* **What the task requires**
Reproduce, character for character, the lines below from the first through the one with "W, H = 3299, 3134". Leave pictures out.

* **Supplied data**
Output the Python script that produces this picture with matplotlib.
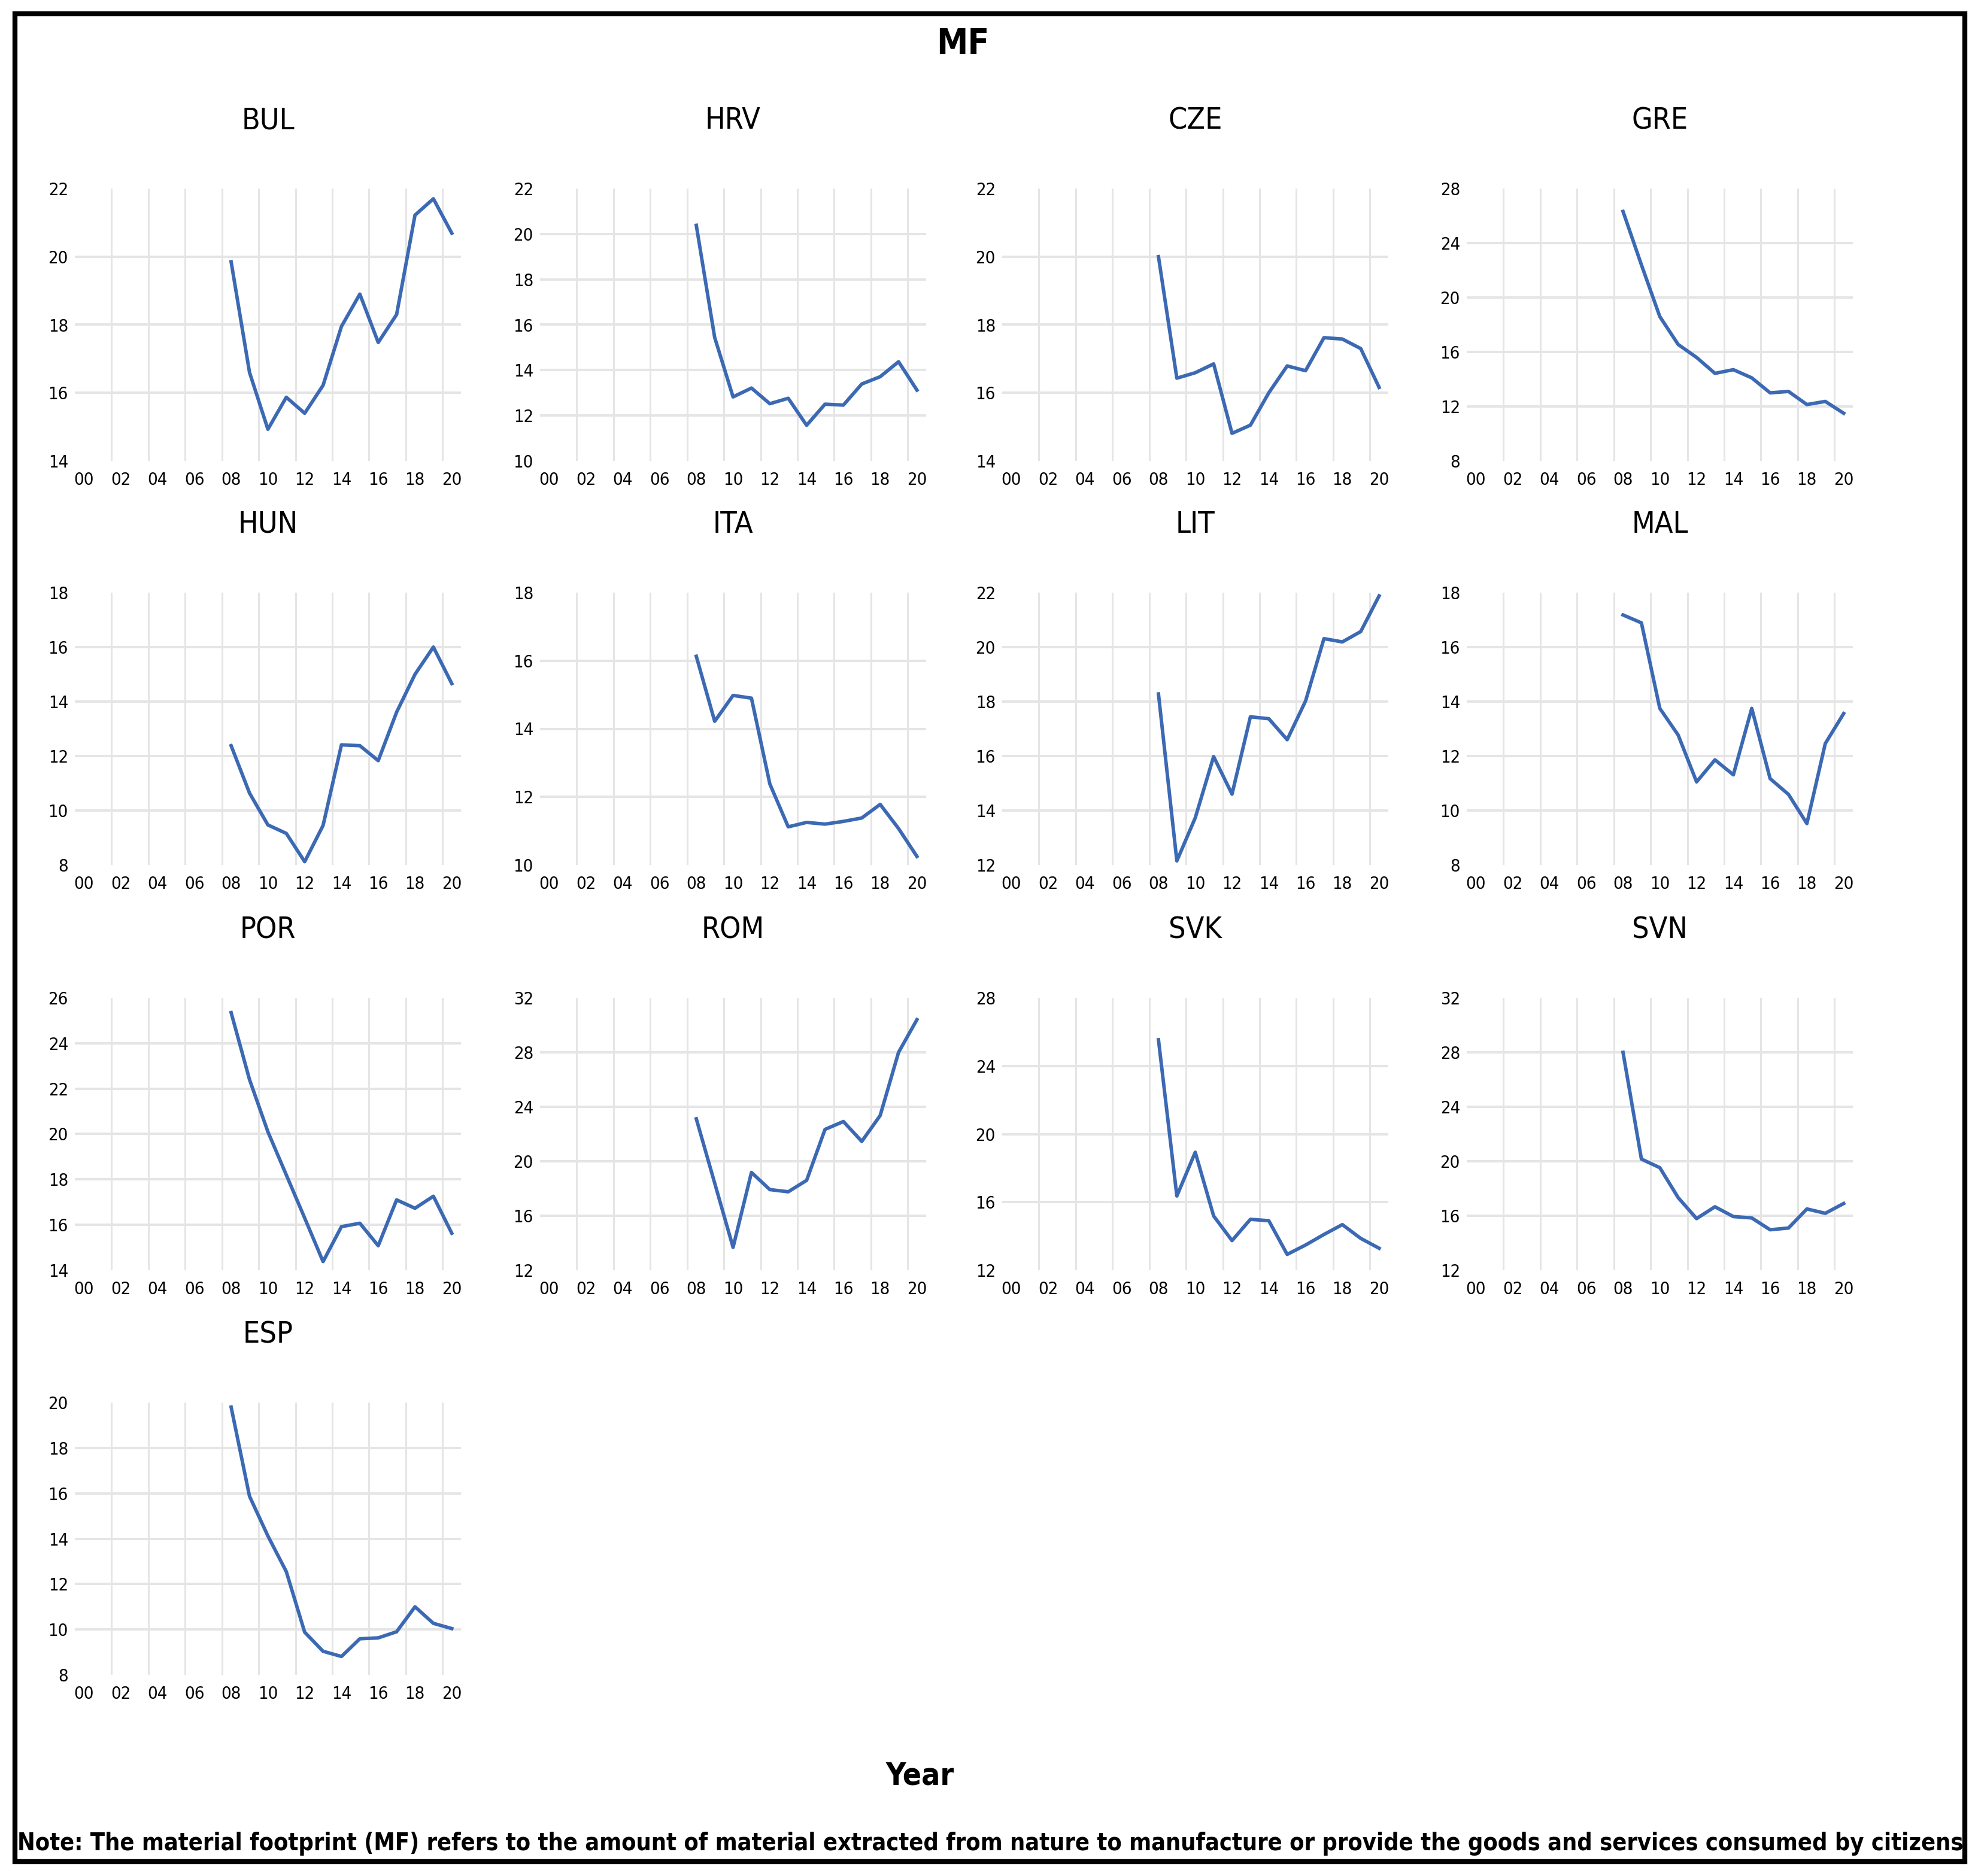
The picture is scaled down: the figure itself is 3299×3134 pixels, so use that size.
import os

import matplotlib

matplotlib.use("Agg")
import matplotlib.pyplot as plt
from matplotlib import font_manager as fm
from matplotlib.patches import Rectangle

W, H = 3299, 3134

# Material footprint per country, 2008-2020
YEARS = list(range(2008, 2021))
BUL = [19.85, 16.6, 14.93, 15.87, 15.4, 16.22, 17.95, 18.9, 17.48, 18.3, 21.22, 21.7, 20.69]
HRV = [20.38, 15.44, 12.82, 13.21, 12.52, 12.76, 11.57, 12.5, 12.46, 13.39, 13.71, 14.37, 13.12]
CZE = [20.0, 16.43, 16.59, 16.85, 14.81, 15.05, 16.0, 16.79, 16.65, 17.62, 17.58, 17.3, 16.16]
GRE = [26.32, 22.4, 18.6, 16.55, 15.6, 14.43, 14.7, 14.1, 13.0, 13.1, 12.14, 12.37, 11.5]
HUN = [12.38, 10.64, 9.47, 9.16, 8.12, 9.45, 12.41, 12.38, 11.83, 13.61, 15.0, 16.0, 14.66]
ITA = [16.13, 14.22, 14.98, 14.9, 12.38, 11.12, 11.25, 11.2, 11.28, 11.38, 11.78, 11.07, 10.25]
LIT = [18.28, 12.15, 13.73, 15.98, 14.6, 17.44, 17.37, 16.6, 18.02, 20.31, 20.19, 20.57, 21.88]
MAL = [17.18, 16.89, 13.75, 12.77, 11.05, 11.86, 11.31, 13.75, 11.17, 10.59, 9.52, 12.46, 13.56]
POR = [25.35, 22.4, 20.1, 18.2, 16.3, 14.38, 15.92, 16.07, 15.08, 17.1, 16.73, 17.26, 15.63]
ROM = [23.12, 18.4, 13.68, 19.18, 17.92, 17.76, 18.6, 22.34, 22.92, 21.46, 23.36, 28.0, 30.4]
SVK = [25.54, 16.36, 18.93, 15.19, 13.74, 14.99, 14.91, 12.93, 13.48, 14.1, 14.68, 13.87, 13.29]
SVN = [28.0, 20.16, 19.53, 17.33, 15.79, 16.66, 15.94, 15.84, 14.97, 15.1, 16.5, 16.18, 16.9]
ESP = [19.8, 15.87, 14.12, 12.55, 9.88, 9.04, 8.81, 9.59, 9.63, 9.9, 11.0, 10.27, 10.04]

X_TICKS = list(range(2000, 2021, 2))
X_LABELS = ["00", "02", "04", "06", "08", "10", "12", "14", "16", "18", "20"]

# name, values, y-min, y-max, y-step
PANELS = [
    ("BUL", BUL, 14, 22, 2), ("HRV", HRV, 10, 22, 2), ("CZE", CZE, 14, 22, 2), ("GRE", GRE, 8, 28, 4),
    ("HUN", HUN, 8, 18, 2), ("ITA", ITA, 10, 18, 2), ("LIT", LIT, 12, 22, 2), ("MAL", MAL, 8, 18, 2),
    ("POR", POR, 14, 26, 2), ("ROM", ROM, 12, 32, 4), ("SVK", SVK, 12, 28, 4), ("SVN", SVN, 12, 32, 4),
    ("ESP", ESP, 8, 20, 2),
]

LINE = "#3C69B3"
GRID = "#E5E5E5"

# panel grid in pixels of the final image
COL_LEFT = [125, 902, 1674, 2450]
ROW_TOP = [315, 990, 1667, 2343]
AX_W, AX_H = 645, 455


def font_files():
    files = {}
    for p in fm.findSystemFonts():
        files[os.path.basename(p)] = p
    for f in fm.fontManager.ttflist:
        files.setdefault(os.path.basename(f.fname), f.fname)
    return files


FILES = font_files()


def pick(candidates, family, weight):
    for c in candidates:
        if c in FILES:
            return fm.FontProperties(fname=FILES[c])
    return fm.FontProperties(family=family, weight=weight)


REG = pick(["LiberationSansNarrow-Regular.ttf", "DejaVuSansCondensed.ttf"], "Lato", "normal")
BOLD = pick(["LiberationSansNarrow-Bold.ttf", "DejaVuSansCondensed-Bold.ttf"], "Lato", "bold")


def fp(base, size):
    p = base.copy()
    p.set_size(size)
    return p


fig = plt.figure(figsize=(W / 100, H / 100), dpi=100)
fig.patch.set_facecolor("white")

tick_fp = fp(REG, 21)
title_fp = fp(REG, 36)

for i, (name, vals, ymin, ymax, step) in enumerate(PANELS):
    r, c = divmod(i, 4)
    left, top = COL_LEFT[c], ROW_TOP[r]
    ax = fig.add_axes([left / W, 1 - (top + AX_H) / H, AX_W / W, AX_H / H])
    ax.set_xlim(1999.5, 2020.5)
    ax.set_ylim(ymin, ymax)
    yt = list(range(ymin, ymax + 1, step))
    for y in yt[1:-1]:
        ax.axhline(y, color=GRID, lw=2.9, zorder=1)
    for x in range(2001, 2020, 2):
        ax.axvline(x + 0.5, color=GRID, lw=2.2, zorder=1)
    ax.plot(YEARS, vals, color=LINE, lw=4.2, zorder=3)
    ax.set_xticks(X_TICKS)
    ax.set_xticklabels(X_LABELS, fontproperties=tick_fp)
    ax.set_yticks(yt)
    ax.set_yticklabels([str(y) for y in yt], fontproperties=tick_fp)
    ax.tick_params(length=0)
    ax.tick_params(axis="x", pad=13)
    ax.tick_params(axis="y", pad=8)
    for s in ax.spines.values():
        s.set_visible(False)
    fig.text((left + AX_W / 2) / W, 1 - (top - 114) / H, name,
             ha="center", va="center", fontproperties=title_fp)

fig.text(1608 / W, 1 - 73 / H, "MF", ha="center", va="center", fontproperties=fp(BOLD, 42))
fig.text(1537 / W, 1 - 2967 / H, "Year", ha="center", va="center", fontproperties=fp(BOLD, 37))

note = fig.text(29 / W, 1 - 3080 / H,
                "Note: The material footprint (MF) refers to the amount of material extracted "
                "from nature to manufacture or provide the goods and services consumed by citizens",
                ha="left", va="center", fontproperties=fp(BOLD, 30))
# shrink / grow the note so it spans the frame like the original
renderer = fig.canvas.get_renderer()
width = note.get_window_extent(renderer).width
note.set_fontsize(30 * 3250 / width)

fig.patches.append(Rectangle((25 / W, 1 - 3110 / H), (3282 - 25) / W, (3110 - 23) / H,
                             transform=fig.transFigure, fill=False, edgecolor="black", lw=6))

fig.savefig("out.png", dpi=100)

* **Answer in full**
Output the Python script that produces this picture with matplotlib.
The picture is scaled down: the figure itself is 3299×3134 pixels, so use that size.
import os

import matplotlib

matplotlib.use("Agg")
import matplotlib.pyplot as plt
from matplotlib import font_manager as fm
from matplotlib.patches import Rectangle

W, H = 3299, 3134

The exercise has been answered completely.